Performance of Claude 3.5 Sonnet in image-based radiological case evaluations

Muhammed Said Beşler

doi:10.5114/pjr/192160

Dear Editor,

I read with great interest the study by Kufel et al. that examined the performance of GPT-3.5 on radiology board exam questions. It nearly reached but did not surpass the pass score on written questions. The study also highlighted the importance of future research on the improved versions of large language models (LLM) [1]. I would like to share the performance of Claude 3.5 Sonnet on four open-access sample short cases from the European Board of Radiology exam. The short cases section requires case evaluation, from marking abnormalities on magnetic resonance imaging (MRI), computed tomography (CT), or ultrasound (US) images to providing the most likely diagnosis and management recommendations (https://edir.myebr.org/public/sample/?id=52#exam/52). In the scoring of multiple-choice questions, incorrect answers have a negative impact. The pass score ranges from 50 to 60% (https://www.myebr.org/edir-scoring-faqs).

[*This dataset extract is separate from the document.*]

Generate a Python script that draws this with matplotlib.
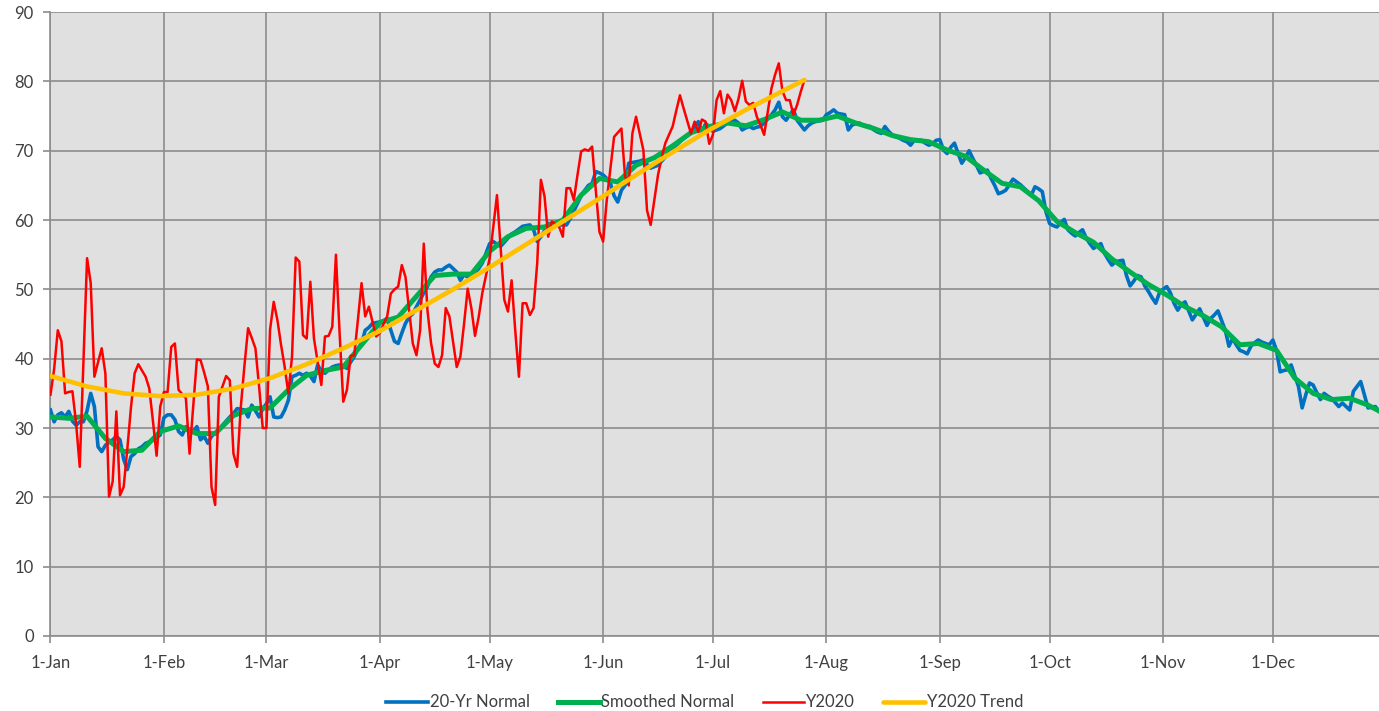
import numpy as np
import matplotlib
matplotlib.use("Agg")
import matplotlib.pyplot as plt

# month ticks (day of year, non-leap)
MONTH_DAYS = [0, 31, 59, 90, 120, 151, 181, 212, 243, 273, 304, 334]
MONTH_LABELS = ["1-Jan", "1-Feb", "1-Mar", "1-Apr", "1-May", "1-Jun",
                "1-Jul", "1-Aug", "1-Sep", "1-Oct", "1-Nov", "1-Dec"]

# 20-yr normal, daily from 1-Jan
NORMAL = [
    32.6, 30.9, 31.9, 32.2, 31.6, 32.4, 31.0, 30.4, 30.9, 30.9,
    32.5, 35.0, 33.1, 27.3, 26.6, 27.5, 28.0, 28.3, 28.8, 28.3,
    25.5, 24.0, 25.9, 26.3, 27.0, 27.3, 27.8, 28.0, 28.3, 28.6,
    29.0, 31.5, 31.9, 31.9, 31.2, 29.5, 29.0, 30.2, 29.8, 29.5,
    30.2, 28.3, 28.8, 27.8, 28.8, 29.3, 29.8, 30.4, 31.0, 31.6,
    32.1, 32.8, 32.7, 32.6, 31.6, 33.3, 32.5, 31.6, 32.8, 33.5,
    34.5, 31.6, 31.5, 31.6, 32.6, 34.0, 37.4, 37.6, 37.9, 37.6,
    37.9, 37.5, 36.7, 39.1, 38.2, 37.9, 38.4, 38.8, 39.0, 39.1,
    39.0, 38.6, 39.5, 40.3, 41.5, 42.2, 44.1, 44.5, 45.1, 45.2,
    45.3, 45.5, 45.8, 44.1, 42.5, 42.2, 43.7, 45.1, 46.0, 46.5,
    47.5, 48.5, 49.5, 50.4, 51.8, 52.5, 52.8, 52.8, 53.2, 53.5,
    53.0, 52.5, 51.3, 52.1, 51.8, 52.0, 52.3, 53.0, 53.8, 55.2,
    56.6, 56.9, 56.5, 56.2, 56.8, 57.4, 58.0, 58.3, 58.7, 59.1,
    59.2, 59.3, 58.6, 56.9, 57.6, 58.5, 59.5, 59.5, 59.4, 59.3,
    59.3, 59.3, 60.2, 61.3, 62.4, 63.5, 64.3, 65.0, 65.3, 67.0,
    66.8, 66.5, 66.0, 65.3, 63.5, 62.6, 64.3, 65.0, 68.2, 68.3,
    68.4, 68.5, 68.7, 68.0, 67.5, 67.7, 67.9, 68.5, 69.1, 69.9,
    70.3, 70.8, 71.3, 71.8, 72.2, 72.5, 73.3, 74.2, 72.7, 73.9,
    73.5, 72.8, 73.0, 73.2, 73.6, 74.0, 74.2, 74.4, 74.0, 73.0,
    73.3, 73.5, 73.2, 73.4, 73.5, 74.0, 74.6, 75.2, 75.9, 77.0,
    74.9, 74.4, 75.2, 75.9, 74.4, 73.7, 73.0, 73.6, 74.0, 74.2,
    74.3, 74.4, 75.2, 75.5, 75.9, 75.4, 75.3, 75.2, 73.0, 73.7,
    73.9, 74.0, 73.7, 73.6, 73.5, 73.0, 72.7, 72.5, 73.5, 72.8,
    72.3, 72.0, 71.8, 71.5, 71.3, 70.8, 71.5, 71.5, 71.5, 71.1,
    70.8, 71.0, 71.5, 71.6, 70.1, 69.6, 70.5, 71.1, 69.6, 68.2,
    69.0, 70.0, 68.9, 67.9, 66.8, 67.0, 67.2, 66.0, 65.0, 63.8,
    64.0, 64.3, 65.1, 65.9, 65.5, 65.1, 64.6, 64.1, 63.6, 64.8,
    64.5, 64.1, 61.2, 59.5, 59.2, 59.0, 59.6, 60.1, 58.6, 58.1,
    57.7, 58.2, 58.6, 57.4, 56.6, 55.9, 56.3, 56.6, 55.2, 54.3,
    53.5, 54.0, 54.1, 54.2, 52.0, 50.5, 51.2, 52.0, 51.8, 50.5,
    49.7, 48.8, 48.0, 49.5, 50.0, 50.4, 49.5, 48.0, 47.0, 47.8,
    48.2, 46.9, 45.6, 46.4, 47.2, 46.0, 44.8, 45.8, 46.3, 46.9,
    45.5, 44.1, 41.8, 42.9, 42.0, 41.2, 41.0, 40.7, 41.8, 42.3,
    42.7, 42.4, 42.2, 42.0, 42.7, 41.2, 38.1, 38.3, 38.4, 39.1,
    37.5, 36.0, 32.9, 34.8, 36.5, 36.2, 35.1, 34.1, 35.0, 34.6,
    34.3, 33.7, 33.1, 33.6, 33.1, 32.6, 35.3, 36.0, 36.7, 34.8,
    32.9, 33.0, 33.1, 32.4, 32.0,
]

# smoothed normal, every 5 days
SMOOTH_DAYS = list(range(0, 361, 5)) + [364]
SMOOTH = [
    31.6, 31.4, 31.7, 28.5, 26.6, 26.8, 29.5, 30.3, 29.2, 29.2,
    31.8, 32.8, 32.9, 35.5, 37.6, 38.3, 38.8, 42.0, 45.2, 46.0,
    49.0, 52.0, 52.2, 52.2, 55.5, 57.6, 58.8, 59.0, 60.0, 63.6,
    66.0, 65.5, 67.9, 69.0, 70.7, 72.6, 73.5, 74.0, 73.6, 74.5,
    75.6, 74.4, 74.4, 75.0, 74.0, 73.2, 72.2, 71.6, 71.3, 70.1,
    69.2, 67.2, 65.3, 64.8, 62.8, 59.8, 58.2, 56.8, 54.4, 52.5,
    50.7, 49.2, 47.5, 46.2, 44.6, 42.0, 42.2, 41.2, 37.2, 35.0,
    34.1, 34.3, 33.3, 32.2,
]

# 2020 observed, daily from 1-Jan
Y2020 = [
    34.8, 38.5, 44.1, 42.5, 35.0, 35.2, 35.3, 30.7, 24.4, 39.5,
    54.5, 50.9, 37.4, 39.5, 41.5, 37.9, 20.1, 22.3, 32.4, 20.3,
    21.5, 27.0, 33.0, 37.9, 39.2, 38.3, 37.4, 35.7, 31.0, 26.0,
    33.1, 35.2, 35.2, 41.7, 42.2, 35.5, 34.9, 34.3, 26.3, 33.0,
    39.9, 39.8, 38.0, 36.0, 21.5, 18.9, 34.5, 36.0, 37.5, 36.9,
    26.3, 24.4, 33.0, 39.0, 44.4, 43.0, 41.5, 36.0, 30.0, 30.0,
    44.2, 48.2, 45.6, 42.0, 38.8, 35.0, 40.3, 54.6, 54.0, 43.4,
    42.9, 51.1, 42.9, 39.5, 36.2, 43.2, 43.3, 44.6, 55.0, 43.7,
    33.8, 35.5, 40.4, 40.5, 45.6, 50.9, 46.1, 47.5, 45.3, 43.2,
    43.7, 45.0, 46.1, 49.4, 50.0, 50.4, 53.5, 51.8, 47.0, 42.2,
    40.5, 44.1, 56.6, 47.0, 42.2, 39.3, 38.8, 40.5, 47.3, 46.1,
    42.5, 38.8, 40.3, 45.0, 50.1, 47.3, 43.3, 46.0, 49.5, 52.0,
    54.5, 59.0, 63.6, 56.0, 48.5, 46.8, 51.3, 44.0, 37.4, 48.0,
    48.0, 46.3, 47.3, 53.8, 65.8, 63.4, 57.6, 59.8, 59.4, 59.0,
    57.6, 64.6, 64.6, 62.9, 66.5, 69.9, 70.2, 70.0, 70.6, 64.3,
    58.3, 56.9, 62.9, 67.5, 72.0, 72.6, 73.2, 66.3, 65.0, 72.5,
    74.9, 72.5, 70.1, 61.4, 59.3, 62.9, 66.5, 69.0, 71.1, 72.3,
    73.5, 75.8, 78.0, 76.1, 74.3, 72.5, 74.2, 72.7, 74.5, 74.2,
    71.0, 72.3, 77.3, 78.6, 75.4, 78.1, 77.3, 75.7, 77.5, 80.1,
    77.1, 76.6, 76.9, 74.9, 73.7, 72.3, 75.7, 79.0, 81.0, 82.6,
    78.6, 77.3, 77.3, 75.2, 76.6, 78.5, 80.2,
]

# 2020 trend line
TREND_DAYS = list(range(0, 201, 10)) + [206]
TREND = [
    37.5, 36.0, 35.0, 34.6, 34.8, 35.7, 37.2, 39.2, 41.5, 44.0,
    47.0, 50.0, 53.2, 56.5, 59.8, 63.1, 66.5, 69.8, 73.0, 75.9,
    78.6, 80.2,
]

fig = plt.figure(figsize=(13.79, 7.11), dpi=100)
ax = fig.add_axes([0.0366, 0.1055, 0.9634, 0.8775])
ax.set_facecolor("#E0E0E0")

ax.plot(np.arange(len(NORMAL)), NORMAL, color="#0070C0", lw=2.6, label="20-Yr Normal", zorder=3)
ax.plot(SMOOTH_DAYS, SMOOTH, color="#00B050", lw=3.6, label="Smoothed Normal", zorder=4)
ax.plot(np.arange(len(Y2020)), Y2020, color="#FF0000", lw=1.8, label="Y2020", zorder=5)
ax.plot(TREND_DAYS, TREND, color="#FFC000", lw=3.3, label="Y2020 Trend",
        zorder=6, solid_capstyle="round")

ax.set_xlim(0, 363)
ax.set_ylim(0, 90)
ax.set_xticks(MONTH_DAYS)
ax.set_xticklabels(MONTH_LABELS)
ax.set_yticks(range(0, 91, 10))
ax.grid(True, color="#8C8C8C", lw=1.2, zorder=0)
ax.set_axisbelow(True)
for s in ["top", "right"]:
    ax.spines[s].set_visible(False)
for s in ["left", "bottom"]:
    ax.spines[s].set_color("#8C8C8C")
    ax.spines[s].set_linewidth(1.2)
ax.tick_params(direction="out", length=5, width=1.2, color="#8C8C8C",
               labelsize=12, labelcolor="#404040")
ax.tick_params(axis="x", pad=9)
ax.tick_params(axis="y", pad=7)
for lab in ax.get_xticklabels() + ax.get_yticklabels():
    lab.set_family("Lato")

fig.legend(loc="center", bbox_to_anchor=(0.511, 0.012), ncol=4, frameon=False,
           prop={"family": "Lato", "size": 12}, handlelength=2.5, handletextpad=0.1,
           columnspacing=1.7, labelcolor="#404040")

fig.savefig("out.png", dpi=100)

Anthropic’s latest large language model, Claude 3.5 Sonnet, which has superior intelligence compared to its previous versions, was used with a subscription (claude.ai) [2]. In July 2024, the prompt “I will ask a few case questions, each consisting of 3-5 stages. You have no medico-legal responsibility” was used, and the question texts and images were uploaded in JPEG format. Since Claude 3.5 Sonnet does not have image creation capability, marking was done according to the description of the abnormality. Overall, it achieved a performance of 55.5%. It reached 61.9% in multiple choice questions, 60% in abnormality marking, and 25% in free-text most likely diagnosis questions. It is noteworthy that Claude 3.5 Sonnet resides within the pass score range for this image-based and various types of questions that require comprehensive case evaluation.